São Paulo está em guerra porque o poder público não está onde deveria. Para que uma cidade seja segura é preciso mais do que policiais armados garantindo a integridade física de quem está nas ruas. É preciso boas escolas, praças, quadras de esporte, ciclovias, bibliotecas, lugares públicos onde o público deseje estar. É preciso gente na rua, ocupando a cidade que é sua. Sua e não deles. Dos criminosos, estejam eles no tráfico ou fardados. Quando o Estado fecha os olhos para o rigor da lei só incita mais atos ilícitos. Daí para a barbárie é apenas um tiro a mais. Um morto a mais na revoltante e superficial contabilidade das vítimas que levamos ao ar nos telejornais, todos os dias.

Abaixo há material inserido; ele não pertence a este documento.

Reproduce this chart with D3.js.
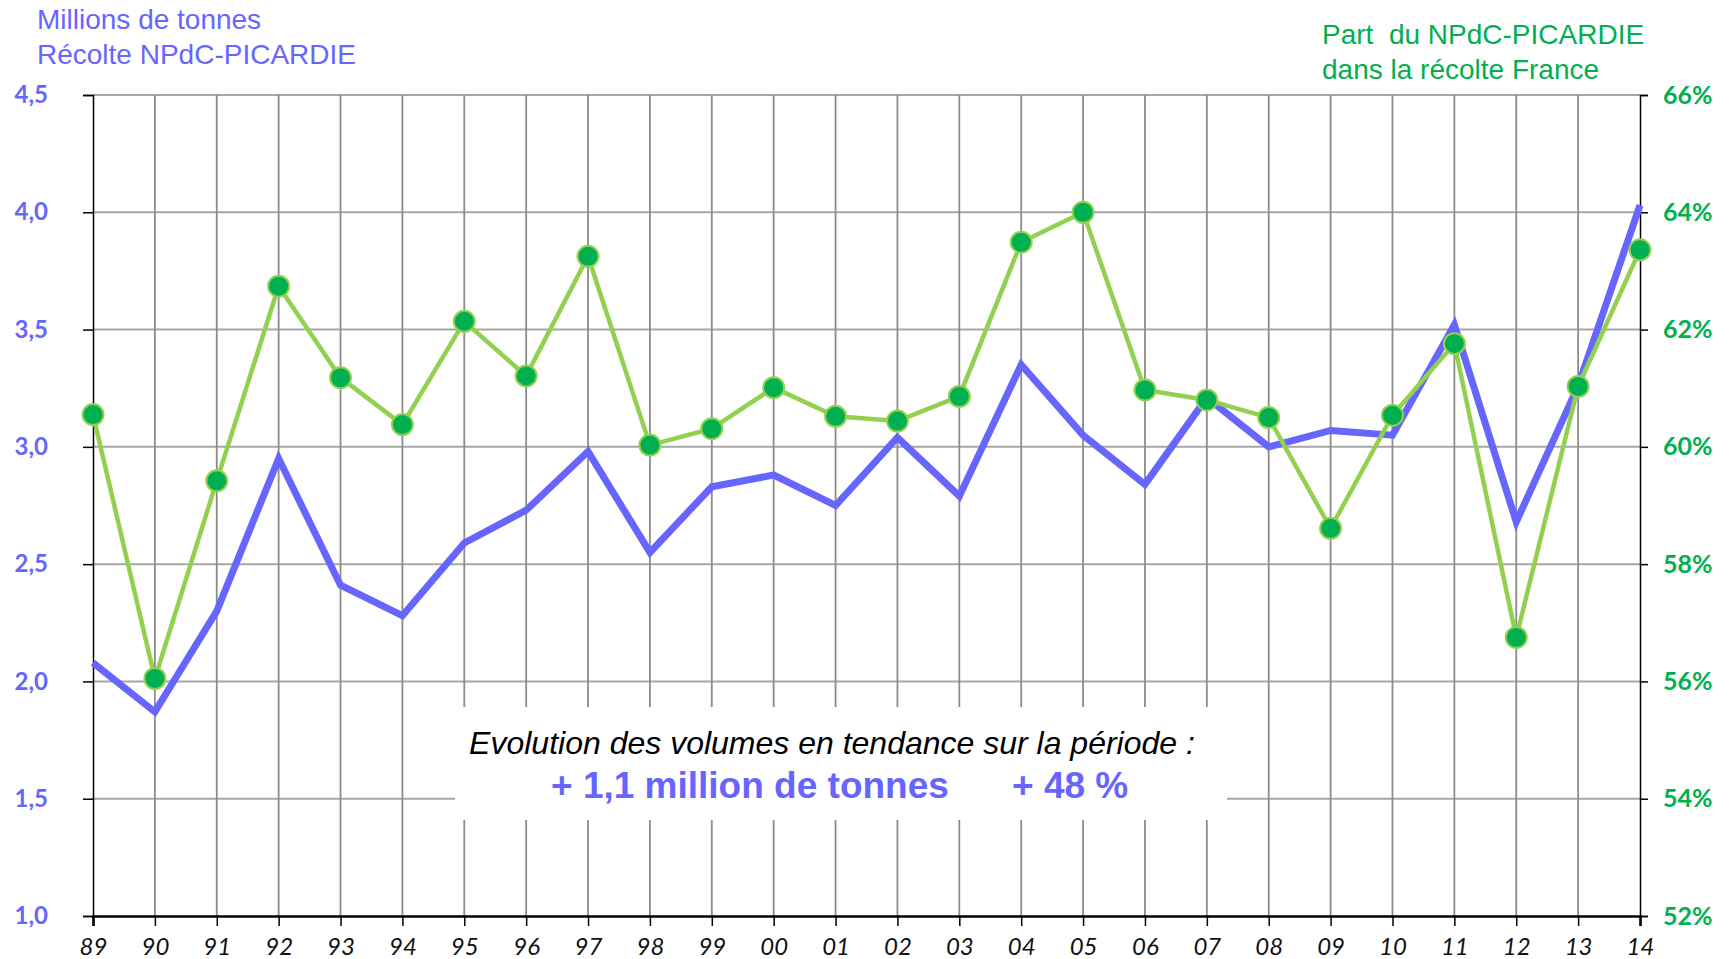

Ana Paula Padrão é jornalista e apresentadora
Escrevo como cidadã e minhas impressões não têm nenhuma pretensão de referenciar qualquer medida de combate ao crime organizado. Mas vivo em São Paulo há pouco mais de uma década e adotei a cidade como minha, como tantos outros migrantes encantados com a força e o magnetismo da metrópole. Portanto, como qualquer dos meus entrevistados da José Paulino, considero que tenho, sim, autoridade para desabafar minha incapacidade de mais acomodação. Já estive em regiões de conflito armado e é isso que estamos vivendo aqui, em São Paulo. A mesma apreensão permanente. Os sobressaltos no meio da noite. O susto no coração. As vítimas expostas todos os dias em telejornais como o que eu apresento. A profissional Ana Paula não gosta das notícias que vão ao ar nos telejornais. Mas adianta não falar sobre o tema?, eu me pergunto.
Quando cheguei, vinda de uma boa temporada em Londres e, depois, Nova York, estranhei a necessidade do carro. Acostumada a andar a pé para quase tudo e a usar o transporte público, constatei que a vida aqui seria diferente. Depois de dois anos de resistência e muitos amigos assaltados à luz do dia capitulei e passei a usar um carro blindado, situação ultrajante que só tinha experimentado em países em guerra. Fiz inúmeras reportagens em bairros periféricos e violentos. Em todas essas ocasiões foi necessário pedir permissão aos chefes do tráfico local para filmar ali, ainda que o tema das histórias nada tivesse a ver com eles. Exatamente como em qualquer região do mundo onde a guerrilha manda. Entrei em vários presídios e casas de detenção provisória. Degradantes. E desejar que todos os detentos ali dentro morram como animais também não resolve nosso problema.
São Paulo está em guerra porque o poder público não está onde deveria. Para que uma cidade seja segura é preciso mais do que policiais armados garantindo a integridade física de quem está nas ruas. É preciso boas escolas, praças, quadras de esporte, ciclovias, bibliotecas, lugares públicos onde o público deseje estar. É preciso gente na rua, ocupando a cidade que é sua. Sua e não deles. Dos criminosos, estejam eles no tráfico ou fardados. Quando o Estado fecha os olhos para o rigor da lei só incita mais atos ilícitos. Daí para a barbárie é apenas um tiro a mais. Um morto a mais na revoltante e superficial contabilidade das vítimas que levamos ao ar nos telejornais, todos os dias.